On January 6, 1999, appellant was charged with one count of criminal sexual conduct in the second degree under Minn. Stat. § 609.343, subd. 1(a) (1998), and one count of criminal sexual conduct in the second degree under Minn. Stat. § 609.343, subd. 1(g) (1998). At trial, S.H. testified that appellant had touched her “four or five times” when she was between the ages of 10 and 12, but she only described four incidents. S.H.’s testimony regarding where she had been touched was slightly different than her statement to county officials, and she could not remember details from the fourth incident. Both K.S. and S.H. testified that they had informed Shaker about the sexual assaults, but that Shaker failed to do anything. Shaker denied that S.H. had reported any of the sexual assaults to her. But she admitted during cross-examination that she had an alcohol problem and experienced blackouts around the same time S.H. claimed to have been assaulted.
The jury found appellant guilty of one count of criminal sexual conduct in the second degree under Minn. Stat. § 609.343, subd. 1(a). The trial court sentenced appellant to 21 months, stayed the execution of the prison term, and placed appellant on probation for an indeterminate period not to exceed 25 years. This appeal follows.
D E C I S I O N
This court reviews the evidence in the record “in the light most favorable to the jury’s verdict and assume[s] that the jury believed the state’s witnesses and disbelieved contrary evidence.” Dale v. State, 535 N.W.2d 619, 623 (Minn. 1995) (citation omitted). A reviewing court must recognize that the jury is in the best position to evaluate the credibility of witnesses. State v. Profit, 591 N.W.2d 451, 467 (Minn. 1999). Any inconsistency in the evidence must be resolved in favor of the verdict. State v. Voorhees, 596 N.W.2d 241, 252 (Minn. 1999) (citation omitted).
Appellant was convicted of second-degree criminal sexual conduct under Minn. Stat. § 609.343, subd. 1(a) (1998). This statute provides:
Subd. 1. Crime defined.
A person who engages in sexual contact with another person is guilty of criminal sexual conduct in the second degree if * * * :
(a) the complainant is under 13 years of age and the actor is more than 36 months older than the complainant. Neither mistake as to the complainant’s age nor consent to the act by the complainant is a defense.
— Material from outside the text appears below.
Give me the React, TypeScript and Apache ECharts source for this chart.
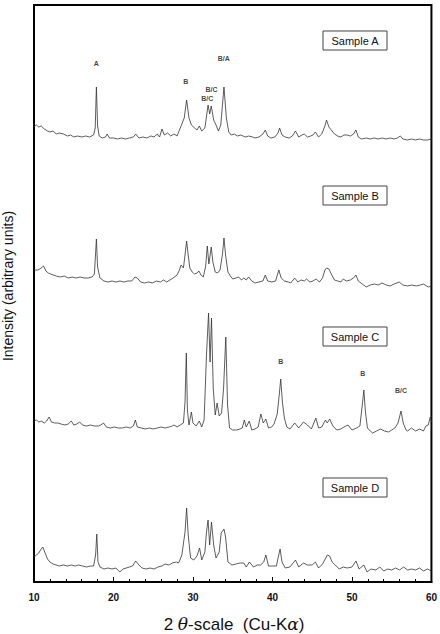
import React, { useEffect, useRef } from "react";
import * as echarts from "echarts";

// 2θ (degrees) vs intensity (arbitrary units) for each sample
const sampleA: [number, number][] = [
  [10.0, 15], [10.3, 17], [10.6, 15], [10.9, 16], [11.3, 13], [11.7, 11], [12.0, 10], [12.4, 11], [12.8, 8], [13.2, 9],
  [13.7, 8], [14.2, 6], [14.6, 7], [15.0, 5], [15.5, 6], [16.0, 5], [16.5, 6], [17.0, 5], [17.5, 7], [17.7, 14],
  [17.85, 55], [18.0, 16], [18.2, 6], [18.6, 4], [19.0, 5], [19.2, 8], [19.5, 4], [20.0, 4], [20.5, 3], [21.0, 4],
  [21.5, 3], [22.0, 4], [22.5, 5], [22.8, 8], [23.2, 4], [23.7, 5], [24.2, 4], [24.7, 6], [25.1, 5], [25.5, 8],
  [25.8, 5], [26.1, 13], [26.4, 7], [26.8, 9], [27.2, 6], [27.6, 8], [28.0, 6], [28.3, 12], [28.6, 18], [28.9, 24],
  [29.2, 42], [29.5, 24], [29.8, 17], [30.2, 14], [30.5, 12], [30.8, 16], [31.1, 11], [31.5, 14], [31.9, 37], [32.1, 28],
  [32.3, 36], [32.6, 22], [32.9, 17], [33.2, 11], [33.5, 17], [33.9, 55], [34.2, 24], [34.5, 10], [34.8, 7], [35.2, 8],
  [35.6, 6], [36.0, 7], [36.6, 5], [37.0, 6], [37.5, 5], [37.8, 4], [38.3, 5], [38.8, 8], [39.1, 12], [39.4, 6],
  [39.8, 4], [40.3, 5], [40.7, 9], [40.9, 14], [41.2, 7], [41.6, 5], [42.1, 4], [42.5, 6], [42.9, 11], [43.3, 5],
  [43.7, 7], [44.0, 8], [44.4, 5], [44.8, 6], [45.1, 7], [45.4, 10], [45.8, 5], [46.2, 8], [46.6, 16], [46.8, 22],
  [47.1, 15], [47.4, 12], [47.8, 8], [48.2, 6], [48.6, 5], [49.0, 7], [49.4, 7], [49.8, 6], [50.2, 8], [50.5, 12],
  [50.8, 5], [51.2, 3], [51.8, 4], [52.3, 3], [52.8, 4], [53.3, 3], [53.8, 4], [54.3, 3], [54.8, 4], [55.3, 3],
  [55.7, 4], [56.1, 6], [56.4, 3], [57.0, 2], [57.5, 3], [58.0, 2], [58.5, 3], [59.0, 2], [59.5, 2], [60.0, 3],
];

const sampleB: [number, number][] = [
  [10.0, 17], [10.5, 17], [10.9, 19], [11.2, 21], [11.5, 16], [11.8, 14], [12.4, 12], [12.8, 11], [13.3, 10], [13.8, 11],
  [14.3, 9], [14.8, 10], [15.3, 9], [15.8, 10], [16.3, 9], [16.8, 9], [17.3, 10], [17.6, 13], [17.85, 48], [18.0, 20],
  [18.3, 9], [18.8, 6], [19.3, 5], [19.8, 6], [20.3, 5], [20.8, 6], [21.3, 5], [21.8, 6], [22.3, 6], [22.7, 10],
  [23.0, 9], [23.4, 5], [23.9, 4], [24.4, 5], [24.9, 4], [25.4, 6], [25.9, 5], [26.3, 7], [26.7, 5], [27.1, 7],
  [27.5, 9], [28.0, 12], [28.3, 17], [28.5, 22], [28.8, 19], [29.0, 32], [29.2, 46], [29.4, 32], [29.6, 19], [29.9, 15],
  [30.2, 13], [30.5, 14], [30.75, 16], [31.0, 12], [31.3, 10], [31.6, 21], [31.8, 41], [32.0, 23], [32.3, 40], [32.5, 25],
  [32.8, 15], [33.1, 14], [33.4, 17], [33.7, 32], [33.9, 49], [34.1, 32], [34.4, 15], [34.7, 11], [35.0, 8], [35.4, 9],
  [35.75, 10], [36.1, 7], [36.4, 9], [36.7, 7], [37.0, 10], [37.4, 6], [37.8, 4], [38.3, 5], [38.8, 6], [39.1, 12],
  [39.4, 6], [39.9, 5], [40.4, 6], [40.8, 17], [41.1, 9], [41.5, 6], [42.0, 5], [42.3, 4], [42.8, 9], [43.2, 5],
  [43.6, 7], [44.0, 6], [44.3, 8], [44.7, 5], [45.1, 6], [45.5, 8], [45.9, 5], [46.3, 9], [46.6, 17], [46.8, 19],
  [47.1, 18], [47.4, 13], [47.8, 7], [48.2, 6], [48.6, 5], [48.9, 8], [49.3, 6], [49.8, 7], [50.2, 9], [50.5, 12],
  [50.8, 6], [51.3, 3], [51.8, 0], [52.3, 2], [52.8, 3], [53.3, 2], [53.8, 4], [54.3, 2], [54.8, 1], [55.3, 3],
  [55.95, 5], [56.4, 2], [57.0, 1], [57.5, 2], [58.1, 1], [58.6, 2], [59.0, 3], [59.6, 0], [60.0, 1],
];

const sampleC: [number, number][] = [
  [10.0, 13], [10.3, 14], [10.6, 12], [10.9, 13], [11.3, 11], [11.6, 13], [11.9, 17], [12.2, 12], [12.6, 11], [13.0, 11],
  [13.4, 10], [13.9, 9], [14.3, 10], [14.7, 13], [15.0, 9], [15.4, 10], [15.75, 12], [16.1, 9], [16.6, 8], [17.1, 9],
  [17.6, 8], [18.1, 8], [18.4, 9], [18.75, 11], [19.1, 7], [19.6, 6], [20.1, 7], [20.6, 6], [21.1, 6], [21.6, 7],
  [22.1, 6], [22.5, 8], [22.75, 14], [23.0, 7], [23.5, 6], [24.0, 5], [24.5, 6], [25.0, 5], [25.5, 6], [26.0, 7],
  [26.5, 6], [27.0, 7], [27.4, 8], [27.6, 9], [28.0, 7], [28.4, 9], [28.8, 11], [29.0, 32], [29.16, 81], [29.3, 24],
  [29.5, 9], [29.8, 22], [30.0, 11], [30.4, 8], [30.8, 13], [31.1, 7], [31.4, 14], [31.7, 79], [31.96, 121], [32.15, 72],
  [32.33, 116], [32.55, 46], [32.8, 19], [33.04, 31], [33.3, 18], [33.6, 21], [33.85, 46], [34.13, 97], [34.35, 29], [34.6, 6],
  [35.0, 4], [35.5, 4], [35.9, 5], [36.2, 6], [36.46, 14], [36.7, 7], [37.08, 13], [37.4, 4], [37.8, 5], [38.2, 7],
  [38.54, 20], [38.85, 11], [39.17, 15], [39.5, 6], [39.9, 7], [40.2, 10], [40.6, 20], [40.85, 39], [41.04, 55], [41.25, 32],
  [41.5, 16], [41.8, 7], [42.2, 5], [42.8, 11], [43.3, 6], [43.9, 12], [44.4, 9], [44.9, 5], [45.46, 16], [45.8, 6],
  [46.2, 7], [46.67, 14], [46.9, 11], [47.2, 15], [47.6, 8], [48.1, 4], [48.6, 5], [49.0, 7], [49.5, 9], [50.0, 4],
  [50.6, 6], [51.0, 8], [51.3, 29], [51.5, 44], [51.7, 22], [51.95, 6], [52.3, 3], [52.6, 1], [53.1, 3], [53.6, 5],
  [54.1, 3], [54.6, 2], [55.0, 4], [55.4, 6], [55.8, 11], [56.17, 23], [56.45, 11], [56.8, 4], [57.0, 3], [57.5, 6],
  [58.0, 3], [58.5, 5], [59.0, 3], [59.3, 8], [59.6, 9], [59.85, 17], [60.0, 12],
];

const sampleD: [number, number][] = [
  [10.0, 17], [10.3, 19], [10.6, 21], [10.9, 25], [11.1, 27], [11.4, 21], [11.7, 15], [12.0, 12], [12.4, 10], [12.8, 9],
  [13.2, 8], [13.7, 9], [14.2, 8], [14.7, 9], [15.2, 8], [15.6, 9], [16.1, 8], [16.6, 7], [17.1, 8], [17.5, 8],
  [17.75, 19], [17.9, 40], [18.05, 12], [18.3, 7], [18.8, 5], [19.3, 6], [19.8, 5], [20.3, 6], [20.8, 2], [21.2, 5],
  [21.6, 6], [22.0, 7], [22.4, 8], [22.8, 13], [23.2, 9], [23.6, 6], [24.1, 5], [24.6, 6], [25.1, 5], [25.6, 7],
  [26.1, 8], [26.5, 10], [27.0, 9], [27.4, 11], [27.9, 12], [28.2, 11], [28.6, 19], [29.0, 42], [29.2, 66], [29.4, 39],
  [29.7, 16], [30.1, 14], [30.5, 18], [30.83, 26], [31.1, 14], [31.5, 22], [31.7, 42], [31.9, 54], [32.1, 29], [32.33, 52],
  [32.6, 29], [32.9, 16], [33.3, 22], [33.55, 41], [33.9, 45], [34.1, 37], [34.4, 12], [34.9, 9], [35.4, 10], [35.9, 11],
  [36.4, 11], [36.7, 7], [37.1, 12], [37.6, 7], [38.1, 9], [38.5, 9], [38.9, 12], [39.17, 19], [39.5, 8], [40.0, 8],
  [40.5, 8], [40.7, 16], [40.96, 25], [41.2, 12], [41.6, 6], [42.2, 7], [42.9, 14], [43.3, 7], [43.9, 11], [44.4, 9],
  [45.0, 9], [45.4, 12], [45.8, 6], [46.3, 10], [46.9, 19], [47.2, 18], [47.5, 12], [47.9, 9], [48.4, 5], [48.9, 7],
  [49.4, 6], [50.0, 7], [50.5, 13], [50.9, 5], [51.5, 9], [51.9, 2], [52.4, 5], [53.0, 4], [53.5, 7], [54.0, 3],
  [54.5, 5], [55.0, 4], [55.5, 6], [56.0, 4], [56.5, 7], [57.0, 4], [57.5, 5], [58.0, 4], [58.5, 6], [59.0, 3],
  [59.5, 5], [60.0, 3],
];

const sampleNames = ["Sample A", "Sample B", "Sample C", "Sample D"];
const sampleData = [sampleA, sampleB, sampleC, sampleD];
// vertical stacking offsets of the patterns (arbitrary units)
const stackOffsets = [440, 295, 148, 8];

// phase labels: [2θ, stacked height, text]
const peakLabelsA: [number, number, string][] = [
  [17.84, 519, "A"],
  [29.09, 501, "B"],
  [32.34, 493, "B/C"],
  [31.79, 484, "B/C"],
  [33.88, 524, "B/A"],
];
const peakLabelsC: [number, number, string][] = [
  [41.04, 221, "B"],
  [51.35, 209, "B"],
  [56.16, 192, "B/C"],
];

const xTicks = { min: 10, max: 60, interval: 10 };

const FONT = "'Liberation Sans', Arial, Helvetica, sans-serif";

export default function App() {
  const ref = useRef<HTMLDivElement>(null);

  useEffect(() => {
    document.body.style.margin = "0";
    if (!ref.current) return;
    const chart = echarts.init(ref.current, undefined, { renderer: "svg" });

    const lineSeries = sampleData.map((d, i) => ({
      name: sampleNames[i],
      type: "line",
      data: d.map(([t, v]) => [t, v + stackOffsets[i]]),
      showSymbol: false,
      symbol: "none",
      silent: true,
      lineStyle: { color: "#333", width: 0.8 },
      z: 3,
    }));

    const labelSeries = {
      type: "scatter",
      symbolSize: 1,
      silent: true,
      itemStyle: { color: "rgba(0,0,0,0)" },
      label: {
        show: true,
        position: "inside",
        formatter: "{b}",
        fontSize: 7,
        fontWeight: "bold",
        fontFamily: FONT,
        color: "#111",
      },
      data: [...peakLabelsA, ...peakLabelsC].map(([t, y, s]) => ({ name: s, value: [t, y] })),
      z: 4,
    };

    const boxTops = [31, 186, 327, 478];
    const boxes: any[] = [];
    sampleNames.forEach((n, i) => {
      boxes.push({
        type: "rect",
        shape: { x: 323, y: boxTops[i], width: 64, height: 19 },
        style: { fill: "#fff", stroke: "#444", lineWidth: 1 },
        z: 10,
      });
      boxes.push({
        type: "text",
        x: 355,
        y: boxTops[i] + 9.5,
        style: {
          text: n,
          fontSize: 11,
          fontFamily: FONT,
          fill: "#111",
          align: "center",
          verticalAlign: "middle",
          textAlign: "center",
          textVerticalAlign: "middle",
        },
        z: 11,
      });
    });

    chart.setOption({
      animation: false,
      backgroundColor: "#fff",
      grid: {
        left: 34,
        right: 6,
        top: 5,
        bottom: 52,
        show: true,
        borderColor: "#000",
        borderWidth: 2,
        backgroundColor: "transparent",
      },
      xAxis: {
        type: "value",
        min: xTicks.min,
        max: xTicks.max,
        interval: xTicks.interval,
        axisLine: { show: true, lineStyle: { color: "#000", width: 2 } },
        axisTick: { show: true, inside: true, length: 5, lineStyle: { color: "#000", width: 1 } },
        minorTick: { show: true, splitNumber: 5, length: 3, lineStyle: { color: "#000", width: 1 } },
        splitLine: { show: false },
        axisLabel: {
          color: "#111",
          fontSize: 10,
          fontWeight: "bold",
          fontFamily: FONT,
          margin: 10,
        },
      },
      yAxis: { type: "value", min: 0, max: 577, show: false },
      series: [...lineSeries, labelSeries],
      graphic: [
        ...boxes,
        {
          type: "text",
          x: 8,
          y: 286,
          rotation: Math.PI / 2,
          style: {
            text: "Intensity (arbitrary units)",
            fontSize: 14,
            fontFamily: FONT,
            fill: "#111",
            align: "center",
            verticalAlign: "middle",
            textAlign: "center",
            textVerticalAlign: "middle",
          },
        },
        {
          type: "text",
          x: 234,
          y: 624,
          style: {
            text: "{n|2 }{i|θ}{n|-scale  (Cu-K}{i|α}{n|)}",
            rich: {
              n: { fontSize: 17, fontFamily: FONT, fill: "#111" },
              i: { fontSize: 17, fontFamily: "'DejaVu Serif', serif", fontStyle: "italic", fill: "#111" },
            },
            fill: "#111",
            align: "center",
            verticalAlign: "middle",
            textAlign: "center",
            textVerticalAlign: "middle",
          },
        },
      ],
    });

    return () => chart.dispose();
  }, []);

  return (
    <div
      ref={ref}
      style={{ width: 440, height: 634, position: "absolute", left: 0, top: 0, background: "#fff" }}
    />
  );
}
In a prosecution under this clause, the state is not required to prove that the sexual contact was coerced[.]
Appellant argues that the jury could not have properly found him guilty because the state’s only evidence of the crime was S.H.’s testimony. Appellant argues that her testimony is unreliable because it was inconsistent with her statements to police and school officials.
But minor inconsistencies in the state’s case do not require reversal if the testimony taken as a whole is consistent and credible. Marshall v. State, 395 N.W.2d 362, 365 (Minn. App. 1986) (finding a victim’s uncorroborated testimony sufficient to support a conviction when the testimony “while not particularly detailed, was positive and relatively consistent”), review denied (Minn. Dec. 17, 1986); see also State v. Pieschke, 295 N.W.2d 580, 584 (Minn. 1980); State v. Higgins, 422 N.W.2d 277, 281 (Minn. App. 1988). And the jury, not this court, has the exclusive function of determining the credibility of witnesses. State v. Steinbuch, 514 N.W.2d 793, 800 (Minn. 1994); State v. Larson, 520 N.W.2d 456, 462 (Minn. App. 1994), review denied (Minn. Oct. 14, 1994).
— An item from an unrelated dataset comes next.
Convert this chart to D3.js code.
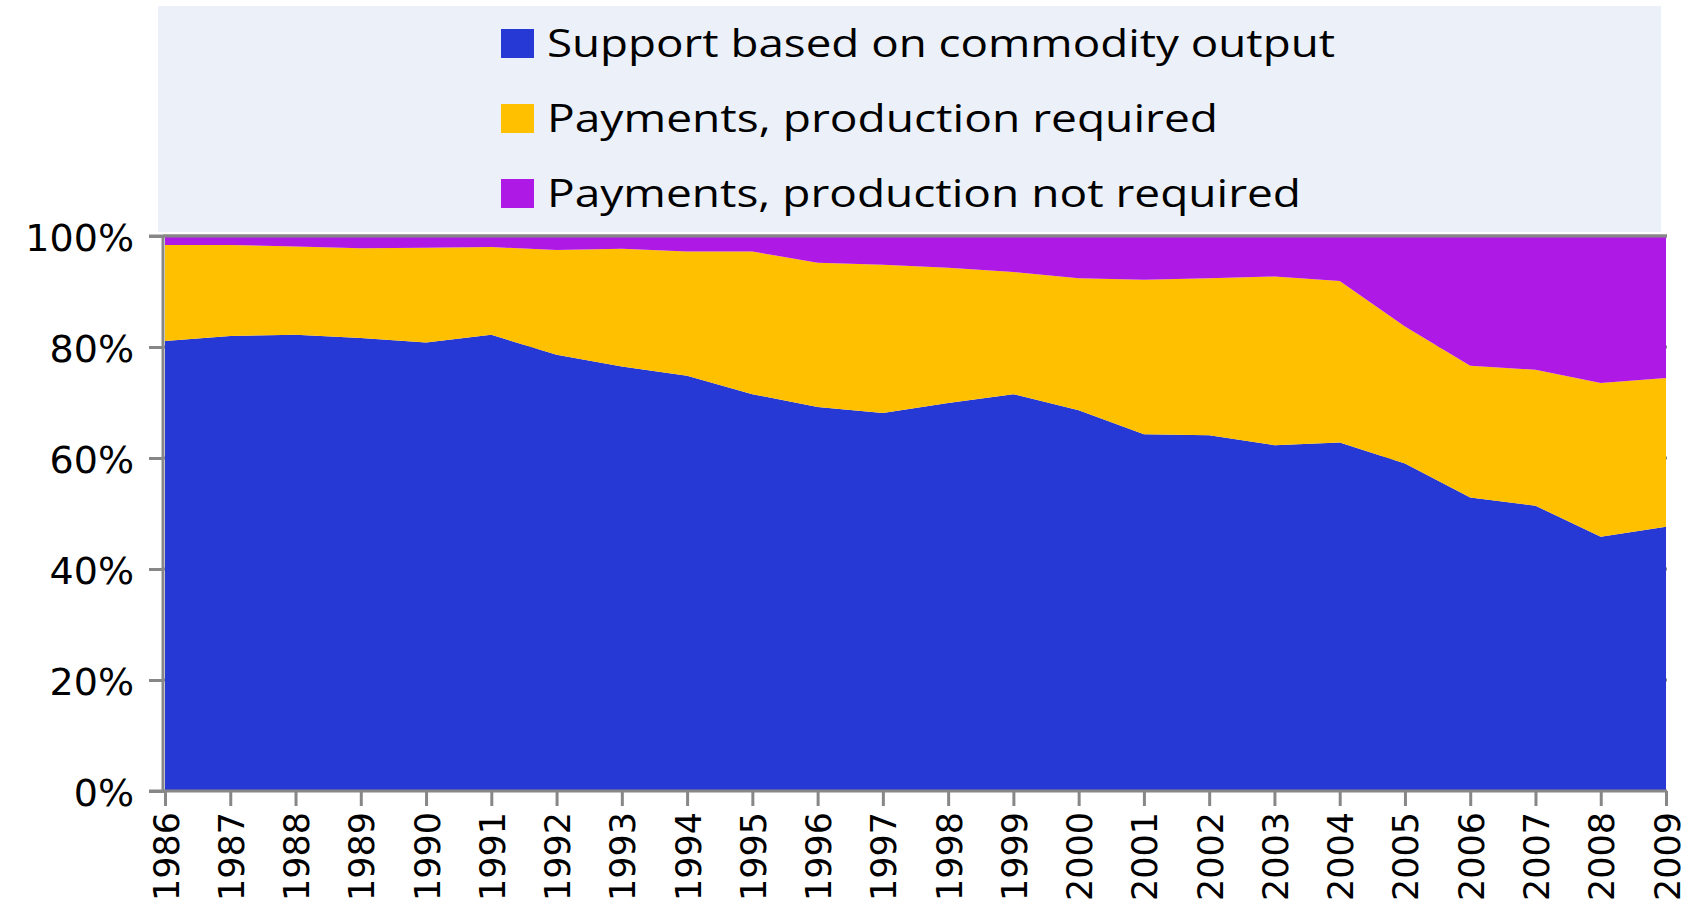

Here, the jury ultimately found S.H. credible and believed her version of events. We do not believe the minor inconsistencies between S.H.’s testimony and her statements to the county officials are enough to overturn the jury’s reasonable conclusion. Children are often unable to recall specific details or fully understand the criminality of their abuser’s conduct. State v. Garden, 404 N.W.2d 912, 915 (Minn. App. 1987) (relying on State v. Myers, 359 N.W.2d 604 (Minn. 1984)), review denied (Minn. June 25, 1987). Nearly six years have passed since the time the first incident occurred. Given her age and the traumatic effects of child sexual abuse, it is understandable that S.H. cannot recall the incidents with the specificity demanded by appellant. See Myers, 359 N.W.2d at 610 (“Because of the child’s confusion, shame, guilt, and fear, disclosure of the abuse is often long delayed.”); see also W.J.L. v. Bugge, 573 N.W.2d 677, 680 n.5 (Minn. 1998) (listing resources on problems in eliciting testimony from child abuse victims).
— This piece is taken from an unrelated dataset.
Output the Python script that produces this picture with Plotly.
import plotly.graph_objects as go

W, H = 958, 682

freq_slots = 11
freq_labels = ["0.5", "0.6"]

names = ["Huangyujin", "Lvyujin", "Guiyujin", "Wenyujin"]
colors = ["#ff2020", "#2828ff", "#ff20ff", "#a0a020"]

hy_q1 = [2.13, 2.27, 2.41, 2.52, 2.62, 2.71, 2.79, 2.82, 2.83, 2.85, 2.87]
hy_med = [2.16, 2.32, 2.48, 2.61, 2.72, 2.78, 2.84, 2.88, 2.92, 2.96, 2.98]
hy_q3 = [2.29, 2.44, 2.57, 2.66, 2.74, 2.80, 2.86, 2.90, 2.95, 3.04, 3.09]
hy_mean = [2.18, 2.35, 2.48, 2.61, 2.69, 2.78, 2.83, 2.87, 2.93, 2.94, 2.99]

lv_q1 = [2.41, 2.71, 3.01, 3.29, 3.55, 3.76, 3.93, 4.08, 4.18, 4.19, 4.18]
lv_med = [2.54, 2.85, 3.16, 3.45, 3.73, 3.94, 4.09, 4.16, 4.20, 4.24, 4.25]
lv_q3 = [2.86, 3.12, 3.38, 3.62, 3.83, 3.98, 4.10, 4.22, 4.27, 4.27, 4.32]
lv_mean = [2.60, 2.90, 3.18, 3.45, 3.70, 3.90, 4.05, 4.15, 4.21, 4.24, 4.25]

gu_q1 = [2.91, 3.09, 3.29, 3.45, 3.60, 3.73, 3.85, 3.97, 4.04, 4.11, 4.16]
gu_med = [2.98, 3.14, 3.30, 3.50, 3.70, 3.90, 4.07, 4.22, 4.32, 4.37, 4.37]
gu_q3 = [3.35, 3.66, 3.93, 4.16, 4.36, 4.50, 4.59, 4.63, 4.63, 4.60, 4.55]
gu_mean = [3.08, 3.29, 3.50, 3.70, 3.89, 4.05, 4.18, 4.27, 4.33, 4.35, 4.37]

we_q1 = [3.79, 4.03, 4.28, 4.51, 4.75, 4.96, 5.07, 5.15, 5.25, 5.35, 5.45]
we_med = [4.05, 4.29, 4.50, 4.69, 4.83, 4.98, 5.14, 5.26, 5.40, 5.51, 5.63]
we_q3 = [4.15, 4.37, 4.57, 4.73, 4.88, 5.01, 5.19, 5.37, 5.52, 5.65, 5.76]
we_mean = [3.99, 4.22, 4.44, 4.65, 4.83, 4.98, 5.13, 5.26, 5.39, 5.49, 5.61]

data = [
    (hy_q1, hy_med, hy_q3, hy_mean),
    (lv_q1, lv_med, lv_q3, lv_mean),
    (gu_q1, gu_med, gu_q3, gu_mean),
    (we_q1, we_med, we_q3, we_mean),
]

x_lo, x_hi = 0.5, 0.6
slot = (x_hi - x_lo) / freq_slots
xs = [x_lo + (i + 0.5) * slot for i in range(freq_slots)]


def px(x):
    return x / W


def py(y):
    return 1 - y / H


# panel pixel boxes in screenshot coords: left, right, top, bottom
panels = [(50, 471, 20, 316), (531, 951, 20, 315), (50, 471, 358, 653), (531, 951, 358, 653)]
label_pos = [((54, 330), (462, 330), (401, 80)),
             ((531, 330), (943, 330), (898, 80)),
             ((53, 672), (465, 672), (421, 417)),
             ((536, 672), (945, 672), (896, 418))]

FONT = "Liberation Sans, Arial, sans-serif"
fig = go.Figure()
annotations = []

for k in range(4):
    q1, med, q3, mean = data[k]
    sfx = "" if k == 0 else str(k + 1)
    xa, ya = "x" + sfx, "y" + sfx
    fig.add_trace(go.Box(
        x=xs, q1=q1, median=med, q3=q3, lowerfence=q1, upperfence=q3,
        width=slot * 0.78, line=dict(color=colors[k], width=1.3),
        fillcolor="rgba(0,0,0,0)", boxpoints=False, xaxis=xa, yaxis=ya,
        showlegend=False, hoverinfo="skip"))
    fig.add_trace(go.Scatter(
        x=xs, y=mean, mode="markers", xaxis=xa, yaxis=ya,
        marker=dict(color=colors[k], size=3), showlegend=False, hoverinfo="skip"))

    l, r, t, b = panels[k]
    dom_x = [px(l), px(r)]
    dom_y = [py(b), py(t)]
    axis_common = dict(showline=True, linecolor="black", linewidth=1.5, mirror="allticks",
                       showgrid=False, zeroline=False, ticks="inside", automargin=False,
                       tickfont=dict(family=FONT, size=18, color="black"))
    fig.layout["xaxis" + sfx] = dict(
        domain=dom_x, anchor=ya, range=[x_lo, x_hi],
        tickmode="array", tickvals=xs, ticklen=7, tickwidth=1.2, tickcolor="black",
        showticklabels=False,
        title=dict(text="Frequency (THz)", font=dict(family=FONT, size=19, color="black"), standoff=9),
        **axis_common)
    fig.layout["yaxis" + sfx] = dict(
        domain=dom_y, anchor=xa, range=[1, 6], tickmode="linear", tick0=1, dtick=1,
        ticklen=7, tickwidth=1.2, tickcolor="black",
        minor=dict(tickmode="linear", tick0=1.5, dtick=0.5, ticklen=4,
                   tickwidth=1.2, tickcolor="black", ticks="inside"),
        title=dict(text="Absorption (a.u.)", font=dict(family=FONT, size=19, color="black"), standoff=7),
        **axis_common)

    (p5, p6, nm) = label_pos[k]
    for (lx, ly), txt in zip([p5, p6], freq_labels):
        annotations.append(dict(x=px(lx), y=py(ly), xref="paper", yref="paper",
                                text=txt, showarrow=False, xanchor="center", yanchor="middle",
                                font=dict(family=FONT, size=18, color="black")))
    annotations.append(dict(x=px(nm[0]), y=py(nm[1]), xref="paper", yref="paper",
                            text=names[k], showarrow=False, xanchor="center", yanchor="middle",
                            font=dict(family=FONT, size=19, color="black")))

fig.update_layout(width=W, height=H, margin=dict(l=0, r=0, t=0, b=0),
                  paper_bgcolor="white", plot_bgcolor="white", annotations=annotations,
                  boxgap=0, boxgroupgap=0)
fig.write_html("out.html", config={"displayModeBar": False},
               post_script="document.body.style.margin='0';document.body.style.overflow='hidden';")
Moreover, what S.H. confided to her brother and her cousin is generally consistent with both her statements to county officials and her trial testimony. The fact that she maintained generally the same story over time supports its reliability.
We decline to address the issue on appeal because it is not properly before this court. See Thiele v. Stich, 425 N.W.2d 580, 582 (Minn. 1988) (noting a reviewing court generally does not consider matters not argued and considered in district court). The trial court discussed the jury instructions with counsel for both parties at the close of evidence. The judge followed the standard instructions in informing the jury on the requisite elements of proof needed to convict appellant, as well as the requirement that any verdict must be unanimous. See 10 Minnesota Practice, CRIMJIG 3.04, 12.04-12.07 (1999). Both counsel declined the court’s invitation to put additional information on the record after jury instructions were given. Of even greater import, appellant neither contested the jury instructions given at trial nor challenged the adequacy of the jury instructions in his motion for a new trial. He raises the issue of a “specific unanimity” instruction for the first time in this appeal. On this record, we find no plain error by the district court that would warrant a review by this court of the jury instructions.